Here is an Cleantech story from BusinessGreen.
“Global investment in clean technology will rise 35 per cent this year, despite ongoing uncertainty over climate change policy in the US and EU, according to a report published today by research firm Datamonitor.
The report, entitled Challenges and opportunities for energy utility companies post-Copenhagen, predicts clean tech investment will bounce back strongly this year, led by the wind energy sector, which has received a major boost from government-backed economic stimulus packages.
Alex Desbarres, senior renewables analyst at Datamonitor, said that despite the failure to deliver an international climate change deal and ongoing uncertainty about the future of the carbon markets in the US and Europe, growing numbers of businesses are increasing their investment in clean technologies.
“Copenhagen did not deliver the low-carbon vision, clear policy landscape and regulatory frameworks that the energy clean tech investment community had hoped for,” he said. “For all its flaws, however, the Copenhagen Accord gave the clean tech community the sense that private investors will drive the transition to a low-carbon economy.”
The report said there was little evidence that an overarching global regulatory framework would be developed within the next few years, but argued that with new national and sub-national legislation and initiatives emerging all the time, investors will continue to flock to the clean tech sector.
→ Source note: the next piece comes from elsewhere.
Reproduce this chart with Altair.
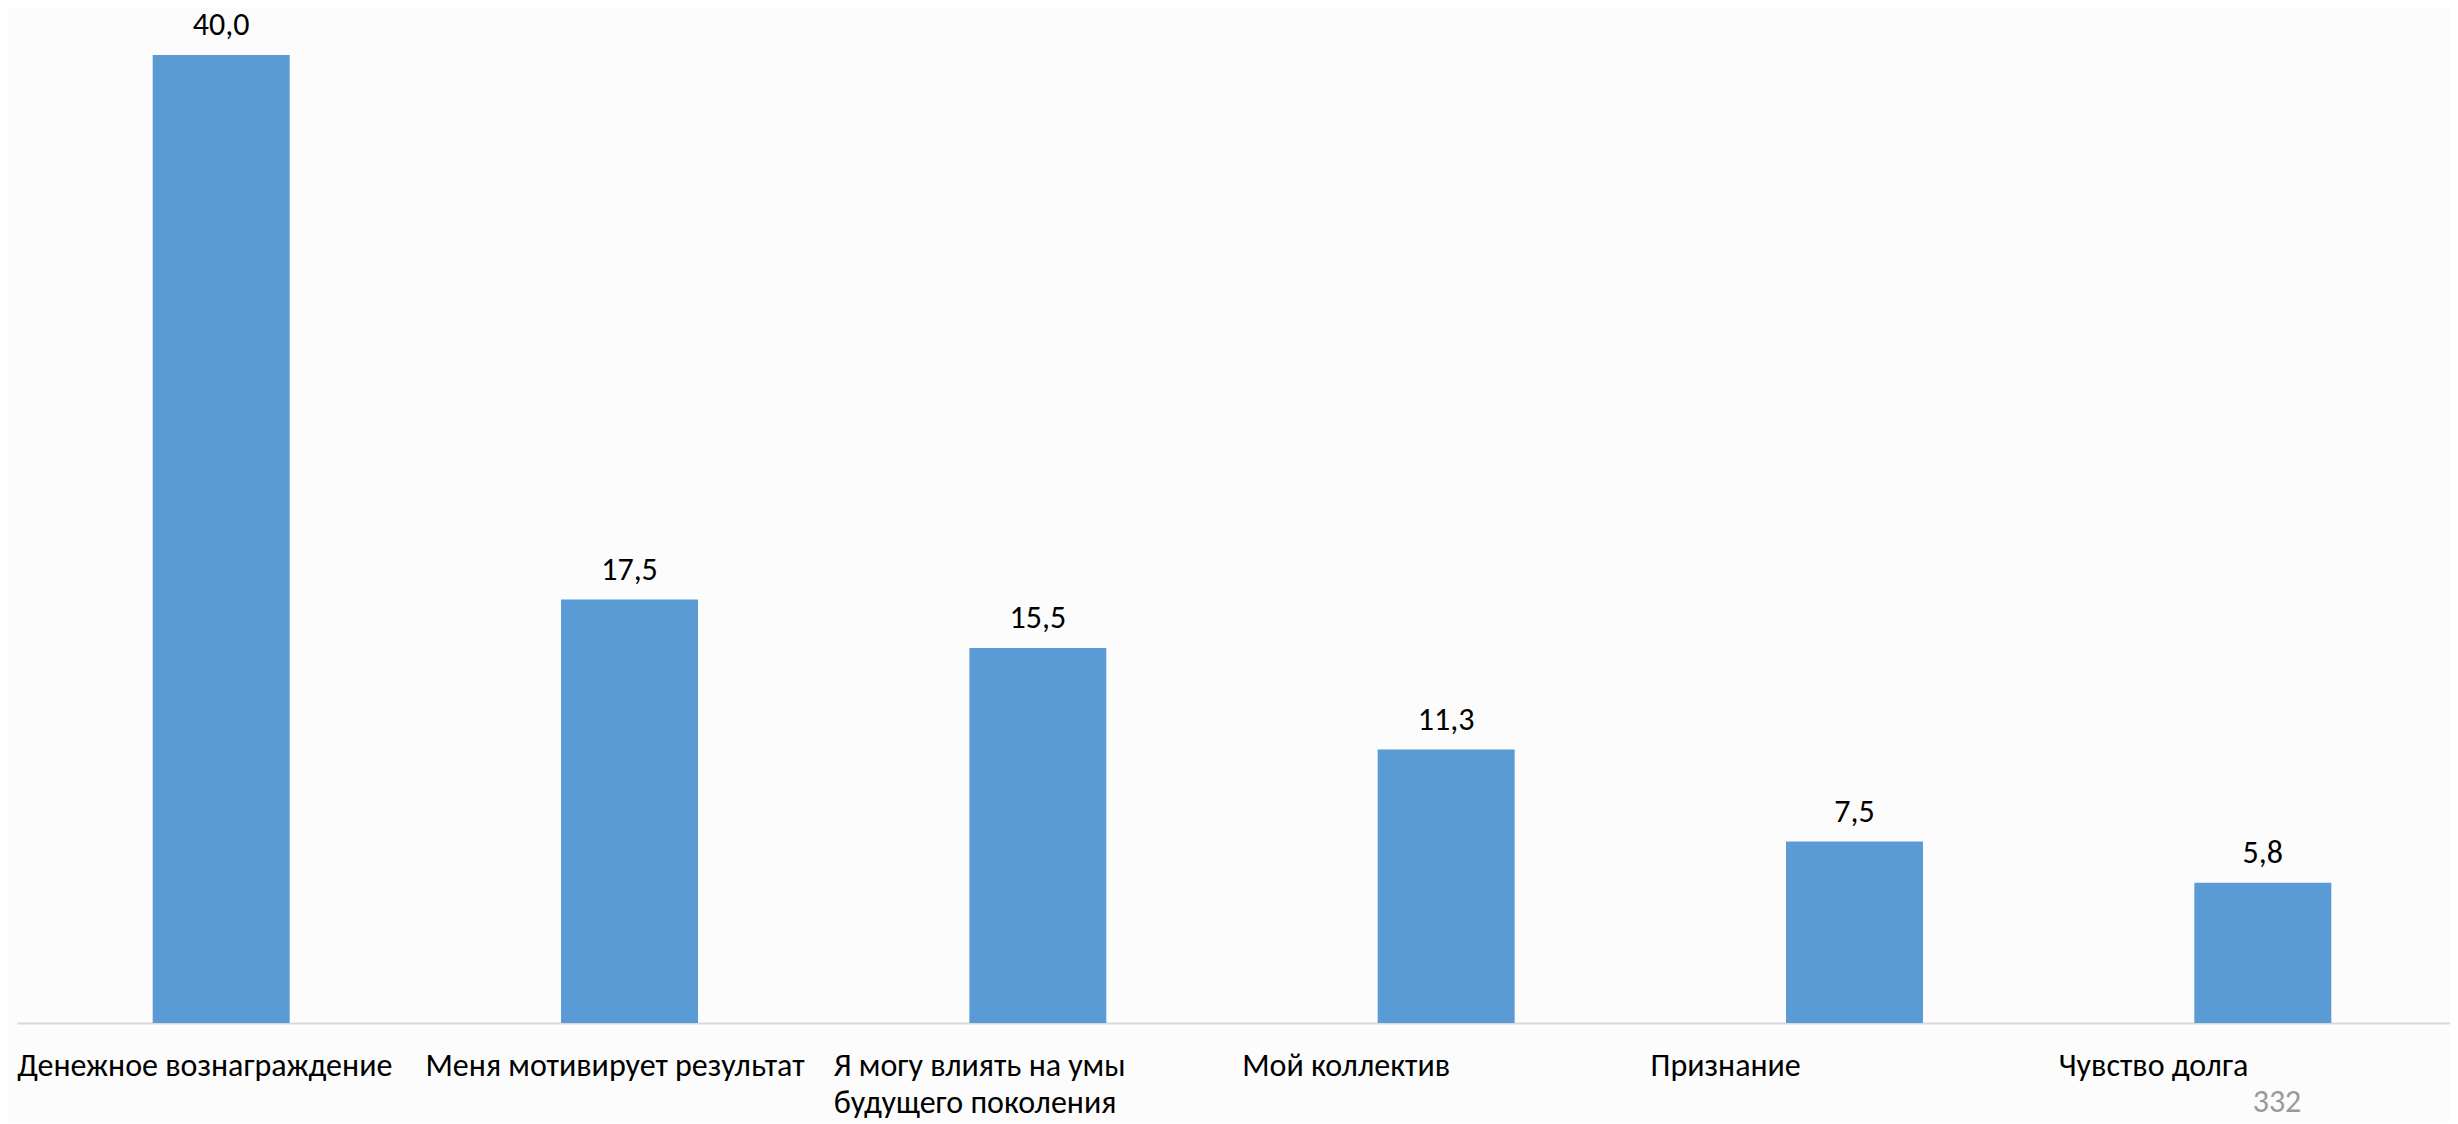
import altair as alt
import pandas as pd

categories = [
    "Денежное вознаграждение",
    "Меня мотивирует результат",
    "Я могу влиять на умы|будущего поколения",
    "Мой коллектив",
    "Признание",
    "Чувство долга",
]
values = [40.0, 17.5, 15.5, 11.3, 7.5, 5.8]
page_number = "332"

FONT = "Carlito, 'Open Sans', sans-serif"
BLUE = "#5B9BD5"
BG = "#FCFCFC"

df = pd.DataFrame({"cat": categories, "value": values})

step_px = 2450
x_scale = alt.Scale(range=[0, step_px], paddingInner=0.6645, paddingOuter=0.3323)
x_enc = alt.X(
    "cat:N",
    sort=categories,
    scale=x_scale,
    axis=alt.Axis(
        title=None,
        ticks=False,
        tickSize=0,
        domainColor="#D9D9D9",
        domainWidth=2,
        labelAngle=0,
        labelAlign="left",
        labelBaseline="alphabetic",
        labelOffset=-204,
        labelPadding=52,
        labelFont=FONT,
        labelFontSize=32,
        labelColor="#000000",
        labelLimit=0,
        labelOverlap=False,
        labelFlush=False,
        labelLineHeight=37,
        labelExpr="split(datum.label, '|')",
        grid=False,
    ),
)
y_enc = alt.Y(
    "value:Q",
    scale=alt.Scale(domain=[0, 40], nice=False, zero=True),
    axis=None,
)

base = alt.Chart(df)
bars = base.mark_bar(color=BLUE).encode(x=x_enc, y=y_enc)
labels = (
    base.transform_calculate(lbl="replace(format(datum.value, '.1f'), '.', ',')")
    .mark_text(font=FONT, fontSize=32, color="#000000", baseline="alphabetic", dy=-20)
    .encode(x=alt.X("cat:N", sort=categories, scale=x_scale), y=y_enc, text="lbl:N")
)
page = (
    alt.Chart(pd.DataFrame({"t": [page_number]}))
    .mark_text(font=FONT, fontSize=32, color="#999999", baseline="alphabetic", align="center")
    .encode(x=alt.value(2260), y=alt.value(1057), text="t:N")
)

chart = (
    alt.layer(bars, labels, page)
    .properties(
        width=2433,
        height=968,
        background=BG,
        padding={"left": 9, "top": 47, "right": 0, "bottom": 100},
        autosize=alt.AutoSizeParams(type="none"),
    )
    .configure_view(stroke=None)
)

chart.save("out.html", embed_options={"renderer": "svg", "actions": False})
“Datamonitor expects that progress on new global and US climate regimes will be slow and unconvincing this year, but that the race to dominate the emerging clean economy will accelerate regardless, fuelled by unprecedented quantities of green and clean stimulus funding,” the report states.
The study is the latest in a series of reports to suggest that the clean tech sector is recovering well after venture capital investment levels collapsed following the onset of recession in 2008.”